Malgré une actualité insulaire largement dominée par la politique politicienne (harmonisation des élections, caravane d’adhésion à la CRC, retour programmé du parti unique…), la Justice comorienne ne cesse de faire parler d’elle. Parce qu’elle ne sait pas de quel pied danser, elle patauge et affiche ses limites. Accusé, à tort ou à raison, d’être le sanctuaire de la corruption, notre saint tribunal devient « la bête noire » pour les simples citoyens alors qu’il devrait être le lieu de refuge pour les faibles. Une justice à plusieurs vitesses où les affaires empoisonnant la moralisation de la politique font un somme. Notre palais de justice, « injuste » pour les uns, sous anesthésie pour les autres, doit être à la recherche de son indépendance et de sa notoriété auprès des justiciables.
Par Abdel Djawad
De cette justice, parlons-en même si nos connaissances en droit frôlent le néant.
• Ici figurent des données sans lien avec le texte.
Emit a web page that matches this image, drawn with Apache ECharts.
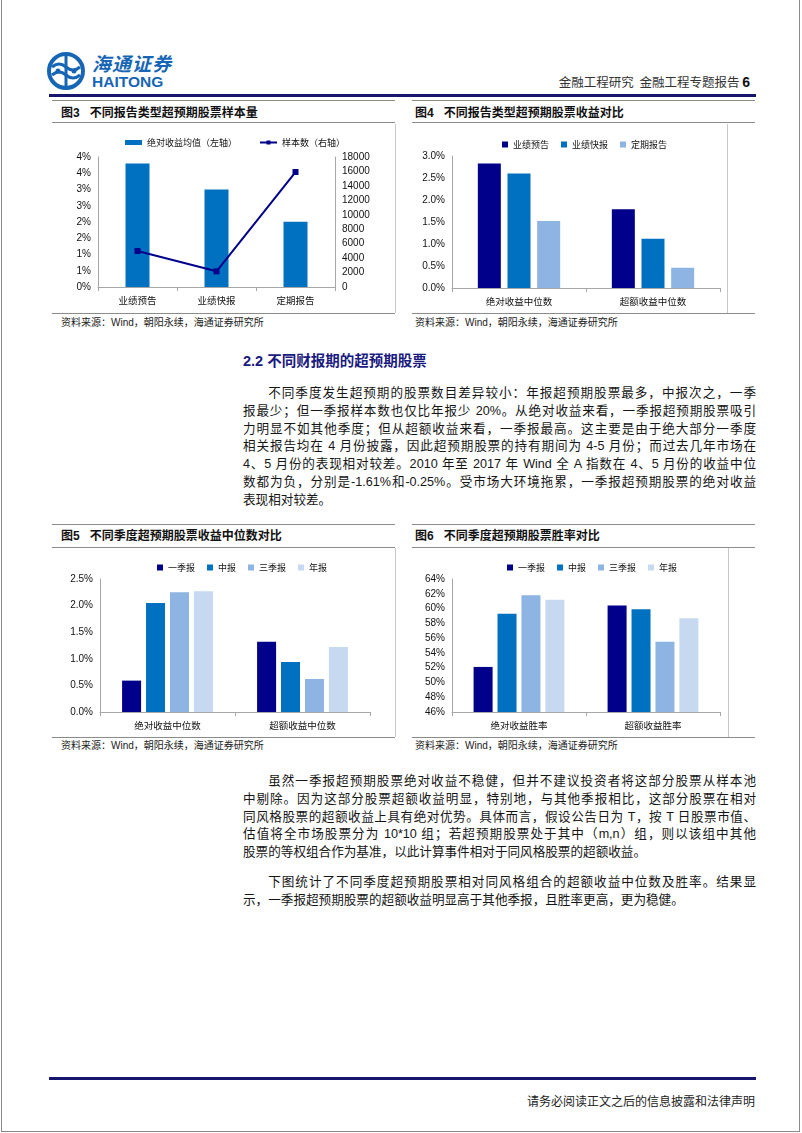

Une justice à, 1, 2, 3, 4, vitesses !
Si on pose d’emblée que la justice est un service public dont les modes de fonctionnement ou de dysfonctionnement peuvent être à tout moment discutés, il est donc certain que les critiques, les désapprobations à l’égard de l’institution judiciaire n’est pas l’apanage exclusif des hommes de robe et des chevronnés en sciences juridiques. De ce fait, permettez de faire l’écho de l’incompréhension des citoyens qui critiquent notre justice d’être toujours clémente avec les « puissants », les intouchables pour ne pas dire les filous de la République. Ce sentiment d’impunité est partagé par un petit nombre de Comoriens qui comprennent difficilement certaines décisions prises et le dysfonctionnement de l’institution. Je ne citerai point le cas des lingots d’or et nos douaniers. Je ne reviendrai guère sur l’épisode de la SNPCF ni sur la surfacturation de Comores-Télécom. Je refuse aussi de citer avec précision l’affaire Sambi, Dr Salami qui a mis à mal la maison de la justice.
Deux magistrats ont accepté de nous faire part de leur mécontentement. Préférant, tous deux, garder l’anonymat. Le premier nous a résumé cette situation de justice (deux poids deux mesures) avec l’art du beau et du bien parlé : « la loi s’interprète. Son interprétation condamnera au maximum de la peine un citoyen méconnu, et elle acquittera le citoyen bien né, le citoyen bien entouré et les puissants, quant aux autres, le sort parait bien évident ». Cette assertion dénonce explicitement une institution judiciaire qui protège les uns parce qu’ils ont un nom et délaisse les plus faibles, vulnérables à un système aux enchères. Le devoir de rendre justice n’anime point nos juges. Ceci est bien illustré par le cas « Hamidou Capio », un jeune trentenaire, poursuivi pour tentative de viol sur mineur, et sans jugement il est privé de ce qui est cher : la liberté et le droit de défense.
Les propos du premier juge sont confirmés par le deuxième, animé par la réforme judiciaire dont l’hypothèse n’est autre qu’un constat acerbe : « si les procureurs sont nommés par affinité idéologique et partisane, si les affaires sont confiées aux juges par proximité aux justiciables, si nos magistrats ne sont pas neutres, on ne parlera jamais d’une justice équilibrée aux Comores ; et elle ne sera jamais une autorité indépendante ni un pouvoir judiciaire ». À partir de cela, se pose fatalement la question de l’indépendance de la justice.
Une justice dépendante !
Ailleurs les syndicats des magistrats crient haut et fort à la séparation des pouvoirs. Chez nous tout le monde atteste de la proximité du pouvoir judiciaire et du pouvoir exécutif qui n’est autre qu’un pouvoir présidentiel. La formule est si simple : ce que le président veut, la justice comorienne le veut. L’affaire de la citoyenneté économique est une parfaite illustration de l’alliance indéfectible de deux pouvoirs. On se rappelle des déclarations du ministre de la Justice et du porte-parole du gouvernement qui affirmaient que le sort de l’ancien président Sambi dépendait de la volonté du locataire de Beit-Salam. Mélange de genres ? Des sorties baroques ou juste de la Commedia dell’arte ?
Force est de constater que nos hommes de droit ont les mains et les pieds liés. Entièrement soumis à l’autorité politique, nos juges, nos magistrats peinent à afficher une éthique irréprochable. Voilà pourquoi, il est plus que nécessaire que ces derniers persuadent le peuple et l’opinion de leur impartialité et du caractère impératif de leur indépendance effective et réelle. Sans cela, la justice comorienne restera dépendante d’un pouvoir exécutif et à plusieurs vitesses et ne gagnera pas sa notoriété, surtout si le ministre de la Justice en exercice donne des injonctions et des promotions à nos juges.